* The future of Judaism is the ultra-Orthodox. They have kids and they stay Jewish. They are as alien to me as the Amish are to your readers. Still, it is nice to know that they will exist in a hundred years whatever I instinctively feel about them.
It’d be nice if were there a true English equivalent.
The problem, as Rabbi Sacks says, is that they reject the world. Just as other Jews truly reject Judaism/traditional values.
Combining faith, family and place with an openness to the world as it actually is, may be the fundamental challenge facing all European peoples. Or simply all developed nations.
How do we learn to have modern, liberal societies while still turning up for the future?
* All of UNZ.COM is blocked at a friendly public university near me on the same grounds. I can’t send links to anyone who works or attends there–they don’t even bounce; they just vanish. Additionally, I noticed that Google News will not permit Unz to be added to permitted news sources in user preferences. Same with Taki’s and VDare etc.
* The modern orthodox seem to strike a pretty good balance. Men who are modern orthodox typically wear a yarmulke but not a black hat. For the most part, they hold down jobs. They tend to have decent-sized families (3-4 children) but not crazy large. In Israel, the modern orthodox serve in the military and in fact it’s very common to see girls wearing military fatigues which include skirts instead of pants.
But even so, it’s hard to get away from the cold equations of the situation, which is that the modern orthodox (as well as secular Jews) are on track to get swallowed up in a tidal wave of black-hat wearing ultras.
And in fact the entire world is on track to get swallowed up in a tide of ultra-observant people of various religions, it’s just that Jewish people were one of the earlier groups to be fully confronted by modernity and are therefore a bit ahead of everyone else.
* Sailer: Modern Orthodox are well-educated and do a lot of things right. But you better make a quarter of a million dollars per year or so, from what I hear. Sounds like a lot of pressure.
* I have a friend who married a divorced Jewish woman over a decade ago. He converted to Judaism (of what form I’m not sure) as a condition of the marriage, as she had some teenage children from her first marriage.
Prior to his marriage he had been a serious evangelical Christian of some type. The thing is, prior to her first marriage, she also had been a Christian and had also converted because her first husband wanted Jewish children. Chain conversion!
Between the two of them they were making mid six figures easily.
The last time I saw him, a few weeks ago, they had both ceased identifying as Jews and had returned to nominal Christianity. I asked him why he had left Judaism. His answer? “It was costing us way too much money”.
That was all I could get out of him, though I didn’t press very hard.
The kids? No religion at all, though one professes Buddhism after a trip to Asia.

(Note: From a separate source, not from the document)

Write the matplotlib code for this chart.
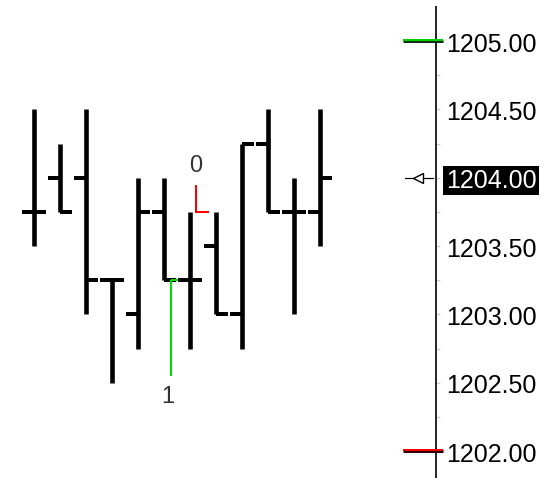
import matplotlib
matplotlib.use("Agg")
import matplotlib.pyplot as plt
from matplotlib.transforms import blended_transform_factory, ScaledTranslation
import numpy as np

# OHLC bars (one per time slot)
opens  = [1203.75, 1204.00, 1204.00, 1203.25, 1203.00, 1203.75,
          1203.25, 1203.50, 1203.00, 1204.25, 1203.75, 1203.75]
highs  = [1204.50, 1204.25, 1204.50, 1203.25, 1204.00, 1204.00,
          1203.75, 1203.75, 1204.25, 1204.50, 1204.00, 1204.50]
lows   = [1203.50, 1203.75, 1203.00, 1202.50, 1202.75, 1203.25,
          1202.75, 1203.00, 1202.75, 1203.75, 1203.00, 1203.50]
closes = [1203.75, 1203.75, 1203.25, 1203.25, 1203.75, 1203.25,
          1203.25, 1203.00, 1204.25, 1203.75, 1203.75, 1204.00]

# swing markers: label, bar position, start price, end price
swing_labels = ["1", "0"]
swing_x = [5.27, 6.23]
swing_from = [1202.55, 1203.95]
swing_to = [1203.25, 1203.75]
swing_colors = ["#00e000", "#ff0000"]

# price axis
price_ticks = [1202.00, 1202.50, 1203.00, 1203.50, 1204.00, 1204.50, 1205.00]
minor_ticks = [1202.25, 1202.75, 1203.25, 1203.75, 1204.25, 1204.75]
upper_level = 1205.00
lower_level = 1202.00
last_price = closes[-1]

FONT = "Liberation Sans"

fig = plt.figure(figsize=(5.48, 4.81), dpi=100)
fig.patch.set_facecolor("white")
ax = fig.add_axes([0, 3 / 481, 436 / 548, 470 / 481])
ax.set_xlim(-1.3077, 15.4615)
ax.set_ylim(1201.8098, 1205.2488)

px = 72 / 100  # points per pixel
bar_lw = 4.6 * px
half = 0.46

x = np.arange(len(opens))
ax.vlines(x, lows, highs, colors="black", linewidth=bar_lw, capstyle="butt")
ax.hlines(opens, x - half, x, colors="black", linewidth=4 * px, capstyle="butt")
ax.hlines(closes, x, x + half, colors="black", linewidth=4 * px, capstyle="butt")

# swing legs
# "1": leg from the low up to the bar close, with short horizontal hook
ax.plot([swing_x[0], swing_x[0]], [swing_from[0], swing_to[0]],
        color=swing_colors[0], lw=2 * px, solid_capstyle="butt")
ax.plot([swing_x[0], swing_x[0] + 0.28], [swing_to[0], swing_to[0]],
        color=swing_colors[0], lw=2 * px, solid_capstyle="butt")
ax.text(swing_x[0] - 0.12, swing_from[0] - 0.15, swing_labels[0],
        ha="center", va="center", fontsize=17, family=FONT, color="#333333")
# "0": leg from the high down, then hook to the right
ax.plot([swing_x[1], swing_x[1], swing_x[1] + 0.5],
        [swing_from[1], swing_to[1], swing_to[1]],
        color=swing_colors[1], lw=2 * px, solid_capstyle="butt",
        solid_joinstyle="miter")
ax.text(swing_x[1], swing_from[1] + 0.145, swing_labels[1],
        ha="center", va="center", fontsize=17, family=FONT, color="#333333")

# price axis on the right
for s in ["top", "left", "bottom"]:
    ax.spines[s].set_visible(False)
ax.spines["right"].set_color("#2a2a2a")
ax.spines["right"].set_linewidth(2 * px)
ax.set_xticks([])
ax.yaxis.tick_right()
ax.set_yticks(price_ticks)
ax.set_yticks(minor_ticks, minor=True)
ax.set_yticklabels([f"{v:.2f}" for v in price_ticks], family=FONT, fontsize=18)
ax.tick_params(axis="y", which="both", direction="out", length=3,
               width=1, color="#d0d0d0", pad=4, labelcolor="black")

for lbl, v in zip(ax.get_yticklabels(), price_ticks):
    if abs(v - last_price) < 1e-9:
        lbl.set_color("white")
        lbl.set_bbox(dict(boxstyle="square,pad=0.1", fc="black", ec="none"))

# session high / low level markers across the axis
tr = blended_transform_factory(ax.transAxes, ax.transData)
for lvl, col, dark in [(upper_level, "#00d000", "#103010"),
                       (lower_level, "#ee0000", "#300000")]:
    ax.plot([0.924, 1.016], [lvl, lvl], transform=tr, color=dark,
            lw=3 * px, clip_on=False, solid_capstyle="butt", zorder=5)
    up = tr + ScaledTranslation(0, 0.6 / 100, fig.dpi_scale_trans)
    ax.plot([0.924, 1.016], [lvl, lvl], transform=up, color=col,
            lw=2 * px, clip_on=False, solid_capstyle="butt", zorder=6)

# last price pointer
ax.plot([0.929, 0.950], [last_price, last_price], transform=tr,
        color="black", lw=1.2 * px, clip_on=False)
ax.plot([0.968, 0.993], [last_price, last_price], transform=tr,
        color="black", lw=1.2 * px, clip_on=False)
ax.plot([0.959], [last_price], transform=tr, marker="<", markersize=7.5,
        markerfacecolor="white", markeredgecolor="black",
        markeredgewidth=1.0, clip_on=False, zorder=7)

fig.savefig("out.png", dpi=100, facecolor="white")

* For an educated couple in the NYC area, 250k is pretty attainable. Keep in mind that Jewish parents are usually pretty good about helping their adult children, which is normally feasible if you have 3 or 4 children not 8.
Probably you should write more about the relationship between parental support and financial/career success. What I’ve learned over the years is that (1) when your family has your back, you can take a lot of risks that others cannot afford to take; and (2) an important element of financial success is calculated risk-taking.
* The article’s summary of David Reich: “recognition of the essentially mongrel nature of humanity should override any notion of some mystical, longstanding connection between people and place.”
Obviously, he’s talking about the Jews and Israel, right? What he is saying is that Jews should give up their ethnocentrism, marry out of their group, forego their claimed connection to the land of Israel and stop trying to destroy the legacy nation-states of Christendom to advance their own narrow tribal group interest.